A Community of Children

I was driving with a friend recently. As we moved along, they started to comment about the other drivers on the road. We were moving through traffic and enjoying some music when our conversation sparked a question. 

When did driving stop being a community event?

You may be wondering what this question has to do with our work with children? Before that moment, I had never once considered driving as community collaboration. They were right. Driving is a community collaboration, like many other things in life.

One definition of Community says. "An interacting population of various kinds of individuals in a common location." By this definition, driving does constitute community collaboration. Waiting in a line, shopping, walking around town, taking the subway, and going to the park are all actions of life where we are in a community. Today, many of these daily tasks have moved from collaboration to competition, and people notice how we work together, especially children.

Children watch as their parents, aunts, uncles, and grandparents interact. Some community members drive while honking, swearing, and complaining.

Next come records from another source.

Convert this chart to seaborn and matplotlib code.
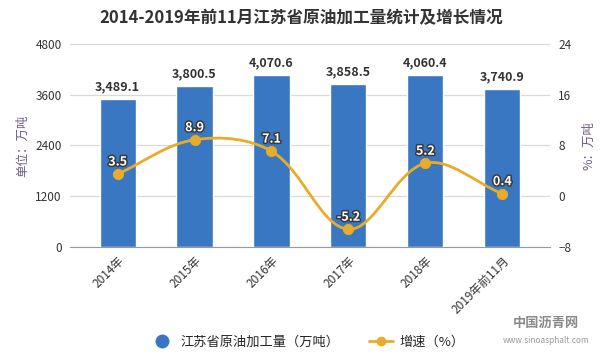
"""Jiangsu crude oil processing volume, Jan-Nov 2014-2019, with growth rate."""

import numpy as np
import pandas as pd
import matplotlib
matplotlib.use("Agg")
import matplotlib.pyplot as plt
import matplotlib.patheffects as pe
from matplotlib.path import Path
from matplotlib.patches import PathPatch
from matplotlib.lines import Line2D
import seaborn as sns

# Data
years = ["2014年", "2015年", "2016年", "2017年", "2018年", "2019年前11月"]
volume = [3489.1, 3800.5, 4070.6, 3858.5, 4060.4, 3740.9]  # 万吨
growth = [3.5, 8.9, 7.1, -5.2, 5.2, 0.4]  # %

bar_color = "#3A77C2"
line_color = "#E8AC28"
text_color = "#333333"
label_color = "#6E5C86"

sns.set_style("white")
plt.rcParams["font.family"] = ["Noto Sans CJK SC", "DejaVu Sans"]

df = pd.DataFrame({"year": years, "volume": volume, "growth": growth})

fig = plt.figure(figsize=(6.03, 3.57), dpi=100)
ax = fig.add_axes([0.116, 0.308, 0.796, 0.569])

sns.barplot(data=df, x="year", y="volume", color=bar_color, width=0.47,
            saturation=1, ax=ax, zorder=2)
ax.set_xlim(-0.62, 5.62)
ax.set_ylim(0, 4800)
ax.set_yticks([0, 1200, 2400, 3600, 4800])
ax.grid(axis="y", color="#D9D9D9", linewidth=0.9, zorder=0)
ax.set_axisbelow(True)
for s in ["top", "right", "left"]:
    ax.spines[s].set_visible(False)
ax.spines["bottom"].set_color("#999999")
ax.tick_params(axis="x", length=4, color="#999999", labelsize=8.5,
               labelcolor=text_color, pad=1)
ax.tick_params(axis="y", length=0, labelsize=8.5, labelcolor=text_color, pad=6)
plt.setp(ax.get_xticklabels(), rotation=45, ha="right", rotation_mode="anchor")
ax.set_xlabel("")
ax.set_ylabel("单位：万吨", color=label_color, fontsize=9, labelpad=4)

for i, v in enumerate(volume):
    ax.annotate(f"{v:,.1f}", (i, v), xytext=(0, 4), textcoords="offset points",
                ha="center", va="bottom", fontsize=9, fontweight="bold",
                color=text_color, zorder=5)

# growth rate on the right axis, smooth curve like the source chart
ax2 = ax.twinx()
ax2.set_ylim(-8, 24)
ax2.set_yticks([-8, 0, 8, 16, 24])
for s in ["top", "right", "left", "bottom"]:
    ax2.spines[s].set_visible(False)
ax2.tick_params(axis="y", length=0, labelsize=8.5, labelcolor=text_color, pad=6)
ax2.set_ylabel("%：万吨", color=label_color, fontsize=9, labelpad=8, rotation=90)

# control points weighted by on-screen distance (about 77 px per category,
# 6.3 px per percent)
x = np.arange(len(growth), dtype=float)
y = np.array(growth, dtype=float)
sx, sy = 77.0, 6.34
smooth = 0.35
n = len(x)
cp_in, cp_out = [], []
for i in range(n):
    a, b = max(i - 1, 0), min(i + 1, n - 1)
    vx, vy = x[b] - x[a], y[b] - y[a]
    d0 = np.hypot((x[i] - x[a]) * sx, (y[i] - y[a]) * sy)
    d1 = np.hypot((x[b] - x[i]) * sx, (y[b] - y[i]) * sy)
    tot = d0 + d1 if d0 + d1 > 0 else 1.0
    cp_in.append((x[i] - vx * smooth * d0 / tot, y[i] - vy * smooth * d0 / tot))
    cp_out.append((x[i] + vx * smooth * d1 / tot, y[i] + vy * smooth * d1 / tot))
verts = [(x[0], y[0])]
codes = [Path.MOVETO]
for i in range(n - 1):
    verts += [cp_out[i], cp_in[i + 1], (x[i + 1], y[i + 1])]
    codes += [Path.CURVE4] * 3
ax2.add_patch(PathPatch(Path(verts, codes), facecolor="none",
                        edgecolor=line_color, linewidth=2, zorder=3))
sns.scatterplot(x=x, y=y, color=line_color, s=55, edgecolor=line_color,
                ax=ax2, zorder=4, legend=False)

for i, g in enumerate(growth):
    ax2.annotate(f"{g}", (i, g), xytext=(0, 4), textcoords="offset points",
                 ha="center", va="bottom", fontsize=9, fontweight="bold",
                 color="white", zorder=6,
                 path_effects=[pe.withStroke(linewidth=2.2, foreground="#3a3a3a")])

fig.suptitle("2014-2019年前11月江苏省原油加工量统计及增长情况", x=0.5, y=0.975,
             fontsize=12, fontweight="bold", color=text_color)

handles = [
    Line2D([], [], marker="o", linestyle="none", markersize=9,
           color=bar_color, label="江苏省原油加工量（万吨）"),
    Line2D([], [], marker="o", linestyle="-", markersize=6, linewidth=2,
           color=line_color, label="增速（%）"),
]
fig.legend(handles=handles, loc="center", bbox_to_anchor=(0.51, 0.042), ncol=2,
           frameon=False, fontsize=9.5, handlelength=1.8, columnspacing=2.2,
           handletextpad=0.5)

# source logo, bottom right
fig.text(0.905, 0.095, "中国沥青网", fontsize=9.5, fontweight="bold",
         color="#8a8a8a", ha="center", va="center")
fig.text(0.905, 0.045, "www.sinoasphalt.com", fontsize=6, color="#9a9a9a",
         ha="center", va="center")

fig.savefig("out.png", dpi=100)
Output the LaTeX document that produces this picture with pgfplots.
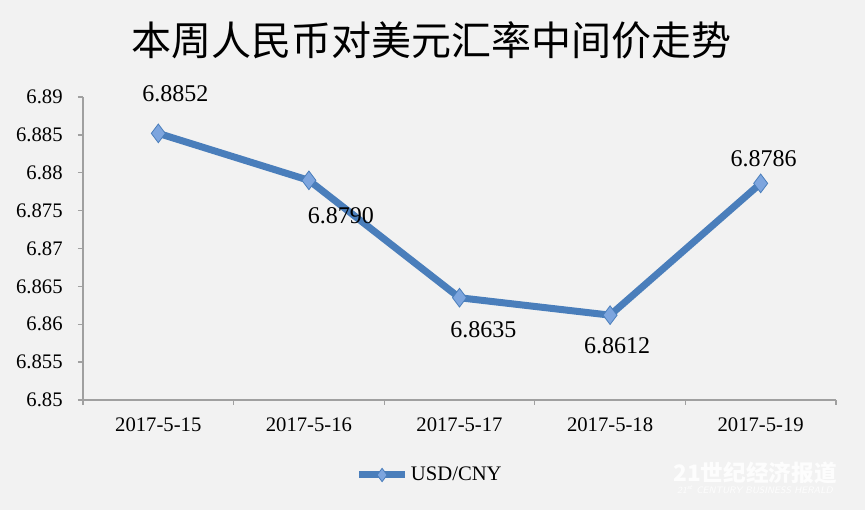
\documentclass[border=0pt]{standalone}
\usepackage{pgfplots}
\pgfplotsset{compat=1.18}
\usepackage{fontspec}
\setmainfont{Liberation Serif}
\newfontfamily\cjk{Noto Sans CJK SC}
\definecolor{bgcol}{RGB}{242,242,242}
\definecolor{linecol}{RGB}{74,126,187}
\definecolor{markfill}{RGB}{125,165,222}
\definecolor{axisgray}{RGB}{160,160,160}

\begin{document}
\begin{tikzpicture}
% canvas 865x510 px, 1px = 0.75pt, axis origin at (83px,400px)
\fill[bgcol] (-62.25pt,-82.5pt) rectangle (586.5pt,300pt);
\begin{axis}[
  scale only axis,
  width=564.75pt, height=227.25pt,
  xmin=-0.5, xmax=4.5, ymin=6.85, ymax=6.89,
  axis x line*=bottom, axis y line*=left,
  axis line style={draw=axisgray, line width=1pt, -},
  tick align=outside, major tick length=3.75pt,
  tick style={draw=axisgray, line width=1pt},
  xtick={-0.5,0.5,1.5,2.5,3.5,4.5},
  x tick label as interval,
  xticklabels={2017-5-15,2017-5-16,2017-5-17,2017-5-18,2017-5-19},
  ytick={6.85,6.855,6.86,6.865,6.87,6.875,6.88,6.885,6.89},
  yticklabels={6.85,6.855,6.86,6.865,6.87,6.875,6.88,6.885,6.89},
  ticklabel style={font=\fontsize{15.5}{15.5}\selectfont, text=black},
  xticklabel style={yshift=-6pt},
  yticklabel style={xshift=-8pt},
  legend style={at={(axis description cs:0.461,0)}, anchor=center, yshift=-56.25pt,
    draw=none, fill=none, font=\fontsize{15.5}{15.5}\selectfont},
  legend image code/.code={\draw[mark repeat=2,mark phase=2, mark size=5pt] plot coordinates {(0pt,0pt) (17pt,0pt) (34pt,0pt)};},
  clip=false,
]
\addplot[color=linecol, line width=5.25pt, mark=diamond*,
  mark size=7pt, mark options={fill=markfill, draw=linecol, line width=0.6pt}]
  coordinates {(0,6.8852) (1,6.8790) (2,6.8635) (3,6.8612) (4,6.8786)};
\legend{USD/CNY}
\begin{scope}[every node/.style={font=\fontsize{18}{18}\selectfont}]
\node at (axis cs:0,6.8852) [xshift=12.75pt, yshift=30pt] {6.8852};
\node at (axis cs:1,6.8790) [xshift=24pt, yshift=-26.25pt] {6.8790};
\node at (axis cs:2,6.8635) [xshift=18pt, yshift=-24pt] {6.8635};
\node at (axis cs:3,6.8612) [xshift=5.25pt, yshift=-23.25pt] {6.8612};
\node at (axis cs:4,6.8786) [xshift=2.25pt, yshift=18.75pt] {6.8786};
\end{scope}
\end{axis}
\node at (261.75pt,269.5pt) {\cjk\fontsize{30}{30}\selectfont 本周人民币对美元汇率中间价走势};
\node[white, opacity=0.85] at (504pt,-54.75pt) {\cjk\bfseries\fontsize{17}{17}\selectfont 21世纪经济报道};
\node[white, opacity=0.85] at (504pt,-67.5pt) {\sffamily\itshape\fontsize{7}{7}\selectfont 21\textsuperscript{st} CENTURY BUSINESS HERALD};
\end{tikzpicture}
\end{document}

Shopping at holiday time now represents competition to see who can get the best gift. Driving personifies a competition. If people drive the speed limit or obey the traffic laws, others claim their right to tell them how to drive with a honk, a yell, or a one-finger salute. Waiting in line as the person in front of you asks questions from the bank teller is a major inconvenience.

Has life become so personalized and customized that people forget others exist?

Everything we buy requires sellers to customize it for our tastes. We can get a perfect cup of coffee, paint color, TV show, type of food, temperature, and so much more at the touch of a finger. Why cook food when we can drive up to a screen, talk to it, and food comes out of a window in 3 minutes or less. 

What happened to our everyday Community?

Sure, we experience community events where people come together for the greater good. These are fantastic events that help those in need and bring people together. 

Children learn about Community by witnessing the actions we practice every day. Our actions are more important than the rules we ask children to follow. If people could return the everyday life events into community events, children would learn that waiting for a few minutes in line is a part of life. The way adults choose to live in a community and interact with others influences children who watch and learn how to shape future Communities. 

We have a choice to make. Can we pass up some of our immediate wants, so children can grow up with role models that embrace Community? Our actions and how people treat each other create the fruit we will grow. 

"As ripples spread out when a single pebble drops into water, the actions of individuals can have far-reaching effects." ~ Dalai Lama

How do our actions affect the Community we live in? How do our actions influence children?